Durch den Aufbau einer Datenmedizin sollen die immer weniger werdenden Landarztpraxen entlastet werden. Aus zwölf einzelnen Projekten, die zunächst durch Studien vorbereitet werden, sollen im Nachgang Entwicklungsprojekte zu Themen entstehen wie etwa einer sensoralen Gesundheitsdatenerfassung, -transfer und -auswertung, dem Aufbau eines Helfernetzwerks, der Optimierung von Kommunikationswegen im Gesundheitssystem sowie einem Vitaldatenmonitoring zur Prophylaxe und einer telemedizinisch gestützten Patientenstromlenkung als Option zur weiteren Optimierung des ärztlichen Praxismanagements. Das Augenmerk der Digitalen Modellregion liegt auf einer Datenmedizin, die in erster Linie den Patienten dienen soll. Dazu gehört auch, dass sichergestellt sein muss, dass die durch den Patienten selbst erhobenen Daten auch von ihm selbst kontrolliert werden, andererseits aber datenschutzkompatible Verfahren zur Anwendung kommen, die einen Missbrauch durch unbefugte Dritte ausschließen.
Um dieses Ziel zu erreichen wird auch eine fehlerfreie und sichere Mobilfunkübertragung eine zentrale Rolle spielen. Für eine praxisnahe technische Umsetzung dieses Konzeptes sind das FoKoS und die LWF mit namenhaften Unternehmen im Gespräch, wie etwa dem IT-Dienstleister Materna Information & Communications SE, der German Edge Cloud GmbH und der RED Medical Systems GmbH. „Hier wird sehr viel Kompetenz durch Praxisnähe erzeugt“ lobte Pascal Auer, Mitglied der Jusos, das Konzept.

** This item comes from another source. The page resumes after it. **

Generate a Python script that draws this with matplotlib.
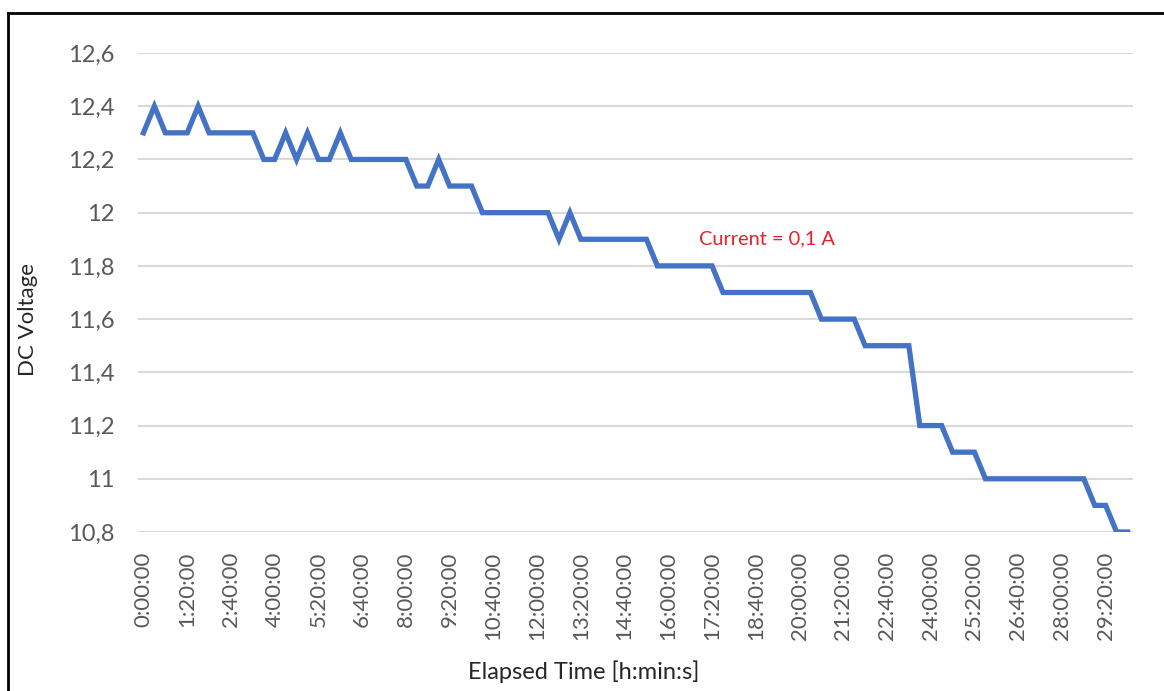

Digitalisierungsschub durch Covid-19
Beim Stichwort Corona berichtete Björn Niehaves über das regionale Engagement des Forschungskollegs zur vielfältigen Unterstützung kommunaler und regionaler Daseinsvorsorge mit Mitteln der Digitalisierung. Die bereits in 2017 gegründeten „Gemeinsame Initiative Digitalisierung“ (GID) veröffentlichte kürzlich eine kreisweite Digitalisierungsstrategie, die gemeinsam mit allen Kommunen Siegen-Wittgensteins erarbeitet wurde.
„Wir werden derzeit intensiv zur Nutzung digitaler Kommunikation angehalten und erleben einen Digitalisierungsschub durch Covid-19“, berichtet Björn Niehaves. „Das bietet Impulse für die Virtualisierung, die sichtbar werden durch die Möglichkeiten, niedrigschwellig zu kommunizieren, indem man in virtuellen Umgebungen keine räumlichen und formalen Distanz-Barrieren zu überbrücken hat.“ Die Beteiligung an Besprechungen sei nun höher und auch überregional einfacher möglich, so Niehaves weiter. Überdies habe der Digitalisierungsschub auch betriebswirtschaftliche Implikationen, etwa im Personalbereich. Qualifizierte Mitarbeiter ließen sich, so Niehaves, durch ein Homeoffice-Angebot leichter gewinnen.
Die Jusos möchten den Kontakt zum Forschungskolleg aufrechterhalten und streben zukünftig einen engen Austausch an, denn die Möglichkeiten der Digitalisierung sollen kommuniziert und noch vielfältiger nutzbar gemacht werden. „Neue Vorhaben müssen zeitnah realisiert werden, um innovativ zu bleiben“, lautet das Fazit von Pascal Auer.